*What you will do*. For the listing that follows, give again exactly the lines from the one with "Output the Python" to the one with "import plotly.graph_objects as go", including both.

*Record excerpts*.
*-*-*

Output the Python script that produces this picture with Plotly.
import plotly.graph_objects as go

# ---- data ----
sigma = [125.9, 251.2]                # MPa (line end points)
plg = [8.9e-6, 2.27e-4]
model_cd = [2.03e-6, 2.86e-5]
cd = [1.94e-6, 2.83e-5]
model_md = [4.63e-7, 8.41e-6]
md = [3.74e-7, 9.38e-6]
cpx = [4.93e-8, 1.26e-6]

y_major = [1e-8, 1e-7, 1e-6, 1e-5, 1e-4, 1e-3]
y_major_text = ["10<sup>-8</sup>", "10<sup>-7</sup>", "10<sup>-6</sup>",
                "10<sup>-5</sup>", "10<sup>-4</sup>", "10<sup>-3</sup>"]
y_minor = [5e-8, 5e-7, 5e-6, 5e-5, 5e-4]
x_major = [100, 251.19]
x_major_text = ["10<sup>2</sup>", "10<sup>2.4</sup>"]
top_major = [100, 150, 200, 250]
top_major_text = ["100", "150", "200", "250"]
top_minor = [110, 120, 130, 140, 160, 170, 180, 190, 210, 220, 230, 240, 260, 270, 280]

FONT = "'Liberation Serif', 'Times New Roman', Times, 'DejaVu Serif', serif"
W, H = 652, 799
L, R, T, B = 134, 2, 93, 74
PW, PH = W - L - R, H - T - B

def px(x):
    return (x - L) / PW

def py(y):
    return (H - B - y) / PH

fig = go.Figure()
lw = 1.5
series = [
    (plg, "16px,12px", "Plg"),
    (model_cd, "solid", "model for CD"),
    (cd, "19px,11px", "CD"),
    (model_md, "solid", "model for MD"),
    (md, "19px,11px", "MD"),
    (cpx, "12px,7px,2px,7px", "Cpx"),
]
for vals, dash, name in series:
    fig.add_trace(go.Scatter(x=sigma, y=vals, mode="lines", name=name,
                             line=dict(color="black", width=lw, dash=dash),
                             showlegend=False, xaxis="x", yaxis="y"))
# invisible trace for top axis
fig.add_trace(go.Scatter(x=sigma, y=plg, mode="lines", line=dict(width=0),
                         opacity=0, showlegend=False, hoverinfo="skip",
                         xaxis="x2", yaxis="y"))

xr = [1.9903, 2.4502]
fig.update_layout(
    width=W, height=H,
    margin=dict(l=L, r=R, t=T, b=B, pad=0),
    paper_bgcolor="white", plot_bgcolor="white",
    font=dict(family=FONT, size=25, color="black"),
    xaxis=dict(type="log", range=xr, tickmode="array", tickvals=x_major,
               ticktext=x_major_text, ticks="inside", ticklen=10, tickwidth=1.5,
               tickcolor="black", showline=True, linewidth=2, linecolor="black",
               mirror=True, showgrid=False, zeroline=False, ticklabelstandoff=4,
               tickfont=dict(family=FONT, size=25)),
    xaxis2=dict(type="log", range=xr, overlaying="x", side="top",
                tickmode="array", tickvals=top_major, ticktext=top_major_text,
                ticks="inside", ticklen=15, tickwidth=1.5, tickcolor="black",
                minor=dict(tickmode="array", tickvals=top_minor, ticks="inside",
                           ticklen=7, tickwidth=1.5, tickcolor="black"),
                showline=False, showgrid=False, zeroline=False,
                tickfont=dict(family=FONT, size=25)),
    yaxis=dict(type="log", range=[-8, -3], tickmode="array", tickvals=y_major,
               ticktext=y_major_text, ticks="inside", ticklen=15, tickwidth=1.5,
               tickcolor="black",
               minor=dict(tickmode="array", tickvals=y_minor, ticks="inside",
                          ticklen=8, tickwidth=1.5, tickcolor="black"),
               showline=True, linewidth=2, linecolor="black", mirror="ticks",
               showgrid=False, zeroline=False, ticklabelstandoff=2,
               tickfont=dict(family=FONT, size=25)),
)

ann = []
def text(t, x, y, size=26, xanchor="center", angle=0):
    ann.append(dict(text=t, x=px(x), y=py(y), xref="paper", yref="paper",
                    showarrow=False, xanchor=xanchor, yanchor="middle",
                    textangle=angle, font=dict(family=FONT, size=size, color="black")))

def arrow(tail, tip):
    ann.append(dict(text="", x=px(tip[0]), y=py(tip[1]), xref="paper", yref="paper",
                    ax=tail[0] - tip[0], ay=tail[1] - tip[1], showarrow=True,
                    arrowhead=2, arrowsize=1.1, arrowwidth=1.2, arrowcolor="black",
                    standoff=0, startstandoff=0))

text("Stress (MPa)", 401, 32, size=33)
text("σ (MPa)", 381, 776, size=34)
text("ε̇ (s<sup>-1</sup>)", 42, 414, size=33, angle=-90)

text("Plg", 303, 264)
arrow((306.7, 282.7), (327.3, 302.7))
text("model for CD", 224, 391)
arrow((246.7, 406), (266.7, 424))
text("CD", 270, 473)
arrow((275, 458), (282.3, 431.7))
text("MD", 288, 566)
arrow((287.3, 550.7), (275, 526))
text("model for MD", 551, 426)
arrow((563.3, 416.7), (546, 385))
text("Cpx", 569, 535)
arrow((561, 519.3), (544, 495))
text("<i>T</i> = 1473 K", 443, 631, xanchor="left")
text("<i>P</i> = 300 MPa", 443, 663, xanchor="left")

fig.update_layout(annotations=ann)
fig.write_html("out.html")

*-*-*

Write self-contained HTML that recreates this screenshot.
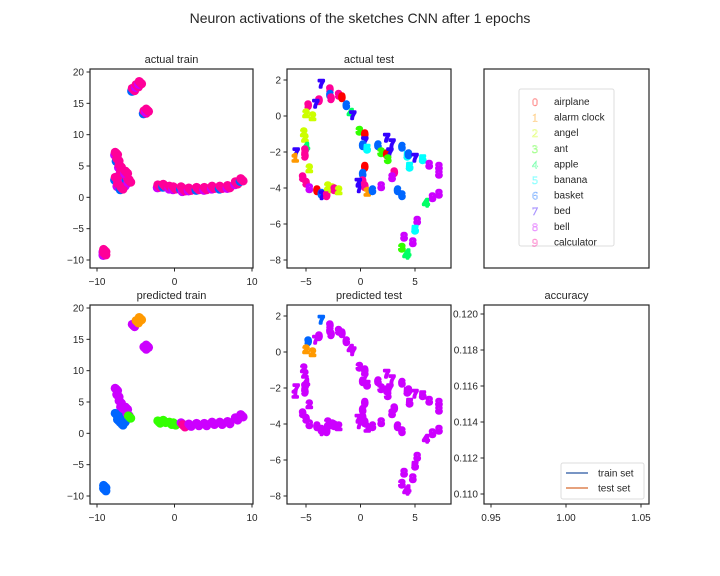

*-*-*

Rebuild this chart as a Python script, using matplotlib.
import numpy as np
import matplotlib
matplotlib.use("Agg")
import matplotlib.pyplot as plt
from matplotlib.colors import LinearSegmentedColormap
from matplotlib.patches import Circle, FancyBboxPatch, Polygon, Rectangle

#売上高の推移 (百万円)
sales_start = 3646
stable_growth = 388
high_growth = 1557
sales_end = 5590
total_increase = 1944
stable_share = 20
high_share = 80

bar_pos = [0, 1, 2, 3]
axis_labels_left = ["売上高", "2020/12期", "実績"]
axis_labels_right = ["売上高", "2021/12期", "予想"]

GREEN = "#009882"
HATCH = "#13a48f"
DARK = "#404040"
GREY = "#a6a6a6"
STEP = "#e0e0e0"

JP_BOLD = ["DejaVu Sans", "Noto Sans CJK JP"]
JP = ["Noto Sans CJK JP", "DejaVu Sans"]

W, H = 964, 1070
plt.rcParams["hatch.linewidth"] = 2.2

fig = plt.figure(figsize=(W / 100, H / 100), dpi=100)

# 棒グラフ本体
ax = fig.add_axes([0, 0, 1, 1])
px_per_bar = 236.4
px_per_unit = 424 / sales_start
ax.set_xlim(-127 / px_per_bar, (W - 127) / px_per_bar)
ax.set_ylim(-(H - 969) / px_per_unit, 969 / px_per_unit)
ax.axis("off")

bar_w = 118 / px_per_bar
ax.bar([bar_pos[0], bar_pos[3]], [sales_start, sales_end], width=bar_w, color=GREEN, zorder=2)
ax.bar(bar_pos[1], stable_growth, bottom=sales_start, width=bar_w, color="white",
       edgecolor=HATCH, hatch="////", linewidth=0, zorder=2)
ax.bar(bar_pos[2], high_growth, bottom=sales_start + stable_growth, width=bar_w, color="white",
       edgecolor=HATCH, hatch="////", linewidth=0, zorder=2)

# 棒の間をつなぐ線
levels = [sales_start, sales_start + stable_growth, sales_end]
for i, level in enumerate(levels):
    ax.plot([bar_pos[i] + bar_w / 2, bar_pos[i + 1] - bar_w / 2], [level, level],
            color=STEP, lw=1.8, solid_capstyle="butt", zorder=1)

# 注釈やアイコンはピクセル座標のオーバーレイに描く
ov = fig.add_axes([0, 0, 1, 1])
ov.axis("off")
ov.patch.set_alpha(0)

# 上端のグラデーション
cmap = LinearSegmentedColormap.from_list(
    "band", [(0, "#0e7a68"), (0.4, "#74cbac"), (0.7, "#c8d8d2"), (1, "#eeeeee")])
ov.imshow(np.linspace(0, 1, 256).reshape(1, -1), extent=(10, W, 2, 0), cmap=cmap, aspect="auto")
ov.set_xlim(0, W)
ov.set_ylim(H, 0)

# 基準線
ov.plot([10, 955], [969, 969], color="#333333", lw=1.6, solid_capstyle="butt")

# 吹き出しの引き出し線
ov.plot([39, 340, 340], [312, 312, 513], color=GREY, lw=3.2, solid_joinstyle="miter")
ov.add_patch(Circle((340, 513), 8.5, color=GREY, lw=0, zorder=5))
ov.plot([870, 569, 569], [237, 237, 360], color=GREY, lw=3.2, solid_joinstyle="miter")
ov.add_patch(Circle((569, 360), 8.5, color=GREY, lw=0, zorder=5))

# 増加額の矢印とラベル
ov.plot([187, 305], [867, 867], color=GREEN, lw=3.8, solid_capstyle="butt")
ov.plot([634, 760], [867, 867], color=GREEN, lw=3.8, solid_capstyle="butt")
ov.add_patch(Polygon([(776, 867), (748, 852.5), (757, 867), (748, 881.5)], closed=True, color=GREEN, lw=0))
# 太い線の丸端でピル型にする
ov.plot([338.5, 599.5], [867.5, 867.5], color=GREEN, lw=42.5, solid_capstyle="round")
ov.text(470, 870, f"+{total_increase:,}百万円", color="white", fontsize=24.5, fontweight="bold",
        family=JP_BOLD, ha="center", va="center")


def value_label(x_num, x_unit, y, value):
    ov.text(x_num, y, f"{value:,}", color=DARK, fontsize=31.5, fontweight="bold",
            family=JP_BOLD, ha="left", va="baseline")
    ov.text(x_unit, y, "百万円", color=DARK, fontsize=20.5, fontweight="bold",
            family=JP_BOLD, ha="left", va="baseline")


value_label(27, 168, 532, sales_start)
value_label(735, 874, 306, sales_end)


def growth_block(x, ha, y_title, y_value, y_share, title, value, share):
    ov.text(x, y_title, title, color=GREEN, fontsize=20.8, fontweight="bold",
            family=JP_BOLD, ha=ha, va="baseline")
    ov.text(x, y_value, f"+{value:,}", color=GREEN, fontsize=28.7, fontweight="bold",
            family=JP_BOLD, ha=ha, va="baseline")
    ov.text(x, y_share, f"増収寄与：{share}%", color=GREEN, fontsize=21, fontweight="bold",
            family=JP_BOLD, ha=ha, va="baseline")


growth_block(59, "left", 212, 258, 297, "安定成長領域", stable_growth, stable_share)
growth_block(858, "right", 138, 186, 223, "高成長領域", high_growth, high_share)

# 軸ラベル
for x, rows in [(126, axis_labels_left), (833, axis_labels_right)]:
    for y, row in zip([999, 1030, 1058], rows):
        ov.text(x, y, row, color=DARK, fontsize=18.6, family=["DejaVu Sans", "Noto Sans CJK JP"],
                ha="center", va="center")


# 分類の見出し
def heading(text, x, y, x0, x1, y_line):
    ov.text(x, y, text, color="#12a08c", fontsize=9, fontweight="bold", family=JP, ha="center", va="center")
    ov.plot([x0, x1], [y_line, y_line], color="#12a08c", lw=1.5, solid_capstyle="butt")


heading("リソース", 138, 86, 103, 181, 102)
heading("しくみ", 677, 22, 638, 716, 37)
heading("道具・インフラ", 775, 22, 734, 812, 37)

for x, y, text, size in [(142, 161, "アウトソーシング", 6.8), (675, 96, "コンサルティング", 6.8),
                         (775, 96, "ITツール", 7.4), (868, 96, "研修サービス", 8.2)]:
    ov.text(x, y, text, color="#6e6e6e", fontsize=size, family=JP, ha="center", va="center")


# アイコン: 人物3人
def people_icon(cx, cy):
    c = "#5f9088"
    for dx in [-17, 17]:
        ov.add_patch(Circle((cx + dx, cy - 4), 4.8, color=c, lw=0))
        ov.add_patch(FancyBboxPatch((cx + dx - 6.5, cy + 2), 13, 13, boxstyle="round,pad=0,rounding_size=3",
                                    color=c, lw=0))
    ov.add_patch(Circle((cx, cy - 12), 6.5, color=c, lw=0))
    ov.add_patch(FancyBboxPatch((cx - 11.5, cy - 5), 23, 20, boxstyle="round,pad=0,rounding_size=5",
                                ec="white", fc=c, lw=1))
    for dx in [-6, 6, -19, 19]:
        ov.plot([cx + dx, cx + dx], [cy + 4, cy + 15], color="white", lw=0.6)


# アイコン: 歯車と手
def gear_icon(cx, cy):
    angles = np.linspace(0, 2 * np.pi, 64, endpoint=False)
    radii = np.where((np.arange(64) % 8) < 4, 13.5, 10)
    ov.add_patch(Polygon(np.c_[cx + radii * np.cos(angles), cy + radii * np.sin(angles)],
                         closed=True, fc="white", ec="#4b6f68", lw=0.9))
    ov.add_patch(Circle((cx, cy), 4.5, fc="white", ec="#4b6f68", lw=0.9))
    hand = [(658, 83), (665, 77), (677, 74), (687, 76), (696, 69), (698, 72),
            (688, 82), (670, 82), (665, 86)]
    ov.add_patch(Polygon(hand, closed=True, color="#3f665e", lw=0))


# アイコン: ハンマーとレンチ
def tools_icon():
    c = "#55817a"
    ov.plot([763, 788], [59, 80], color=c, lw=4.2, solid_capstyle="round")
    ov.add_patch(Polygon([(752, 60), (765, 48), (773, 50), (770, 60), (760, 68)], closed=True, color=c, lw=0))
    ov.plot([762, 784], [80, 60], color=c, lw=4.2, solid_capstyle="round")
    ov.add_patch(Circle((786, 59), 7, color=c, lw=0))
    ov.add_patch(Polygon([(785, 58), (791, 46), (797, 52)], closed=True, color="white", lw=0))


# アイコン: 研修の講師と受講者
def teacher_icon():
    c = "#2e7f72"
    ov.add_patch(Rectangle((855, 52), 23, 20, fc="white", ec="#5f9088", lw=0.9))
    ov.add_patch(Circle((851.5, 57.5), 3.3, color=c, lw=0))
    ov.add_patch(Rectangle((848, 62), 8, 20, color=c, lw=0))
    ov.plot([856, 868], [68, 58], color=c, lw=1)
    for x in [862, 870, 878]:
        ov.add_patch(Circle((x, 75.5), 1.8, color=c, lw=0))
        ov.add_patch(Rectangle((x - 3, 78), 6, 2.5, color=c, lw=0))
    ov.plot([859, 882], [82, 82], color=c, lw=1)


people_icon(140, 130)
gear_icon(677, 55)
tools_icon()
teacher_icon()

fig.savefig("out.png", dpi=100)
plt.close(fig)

*-*-*

*Answer to the task*.
Output the Python script that produces this picture with Plotly.
import plotly.graph_objects as go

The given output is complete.